When the saturated color palette of those Kodachrome years spilled into the living rooms of my friends’ homes, ours was the opposite: elegant and spare, a chintz no-fly zone. Self-taught, my mother looked elsewhere for inspiration, and was an early devotée of what I’d later come to think of as the domestic mash-up: old with new, pattern against pattern, George Nakashima meets George Jensen. I have countless memories of her remaking things, a topic on which she was both fearless and agnostic: upholstery one moment, paper the next, she was as curious and comfortable working in two dimensions as in three. There were mismatched linens she’d restore by hand, chairs she’d refinish, frames she’d re-gild. At once whimsical and practical, my mother had a profound appreciation for eclecticism and because she didn’t know the rules, she held bravely to her own intrinsic sense of what worked and what didn’t. Some years later, when I received the formal education in design that she never had, I wondered which one of us was better off, and I was pretty sure it wasn’t me.

 

Where design was concerned, my mother was indefatigable: a passionate classicist, a committed modernist, she had a mind that never quit and the aesthetic fervor to match it. Back then, she was my adorable visual mother. Today, she’d be running her own design studio.

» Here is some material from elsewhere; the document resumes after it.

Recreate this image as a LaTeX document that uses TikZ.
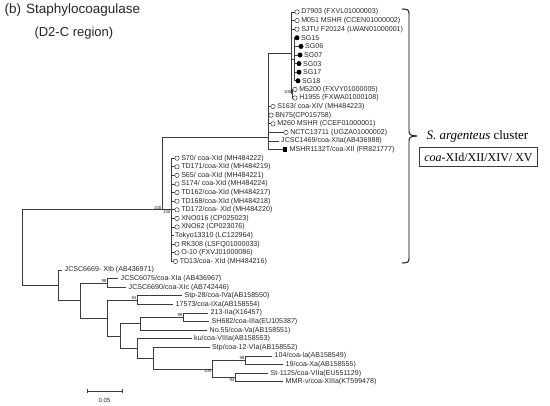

My mother and father at a party in Philadelphia, about 1968

In the days before the DIY revolution, it wasn’t so easy to make things unless you were either dexterous or entrepreneurial, and my mother was both. If she favored historical references, it was more as a provocateur than as a plagiarist: in her view, everything was grist for the mill, and she borrowed from everywhere. There was the time, for a friend’s wedding, that she yearned for a hat — the kind that the other Audrey wore — and not being flush enough to buy her own at the time, she found a basket for a dollar that she reshaped over a steamy stove. Indeed, on the Helfand-Hepburn issue, resemblance to her namesake was striking, requiring little effort on my mother’s behalf to make passers-by look twice. Let’s just say the hat was icing on the cake.

My Audrey (left) and the other more famous one (right) wearing the hat my mother copied

When I was about ten years old, our family moved to Europe, and suddenly my mother was the wife of an international corporate executive. If her wardrobe shifted into high gear, her essential attitude about herself did not: she was, after all, someone who had grown up during the Depression, and her sense of style had never been brand or label-dependent. Indeed, like so many of her generation, she was frugal beyond belief. She credited her beautiful skin to home-made facials made with witch hazel and wheat germ. She never once in her entire life set foot in a spa or, for that matter, a salon. The only thing my mother ever paid top dollar for were bed linens which, unlike fashion, do not date, and were, in her view, a justified investment. (I still have those linens. She was right.) She was not only smart, she was practical.

My mother was also, it must be said, extraordinarily feminine — in that way we think of movie stars from the ‘30s and ‘40s — and looked great in everything, particularly during the theatrical 1970s, when she discovered BiBa in London and Andre Courrèges in Paris. Long before the visual excess of Lady Gaga, my mother — by then in her mid-forties — had platinum hair and wore platform shoes. A woman ahead of her time.

Left, Biba sign designed by Steven Thomas; right, a classic Biba ensemble in silk crèpe-de-chine (my mother had the polka-dotted version)

My mother saw design as art history writ large, and believed everything held an educational opportunity. It was Audrey who introduced me, as an eight-year-old, to the work of Charles and Ray Eames; Audrey who provided me with Froebel blocks to play with; and Audrey who bought me my first Aaron Copland record when all my friends were reading Tiger Beat. It is her fault that I am entirely too invested in Downton Abbey, having come of age, at her heels (did I mention she only ever wore heels?) watching romanticized British mini-series on television. It is because of my mother that I often see design as more about the past than the future because it is, after all as much an expression of who we’ve been than about who we will become. And it was under her influence that I grew to acquire a love of portraiture (the ultimate visual biography), beginning with painting but ultimately grounded in her collection of vernacular photographic portraits, many of them badges and pins of forgotten people. At my wedding, she wore them all. 

Portrait of my mother taken by my father, early 1960s

It bears saying, finally, that my mother belonged to a generation of women who did not divulge their ages. (I would never have known how old she was had I not peeked at her passport once.) Untethered to such specificity, she was ageless — and like anything that is itself well-designed, timeless. She died ten years ago this week, and I think of her constantly: in my studio, in my garden, driving, drawing, thinking. We would all do well to be remembered as I remember her: for her intelligence and intellectual curiosity, her kindness and wit, but perhaps most of all, as someone who understood that design thrives as a function of the people who give it meaning. She taught me many things, but most of all, she taught me that.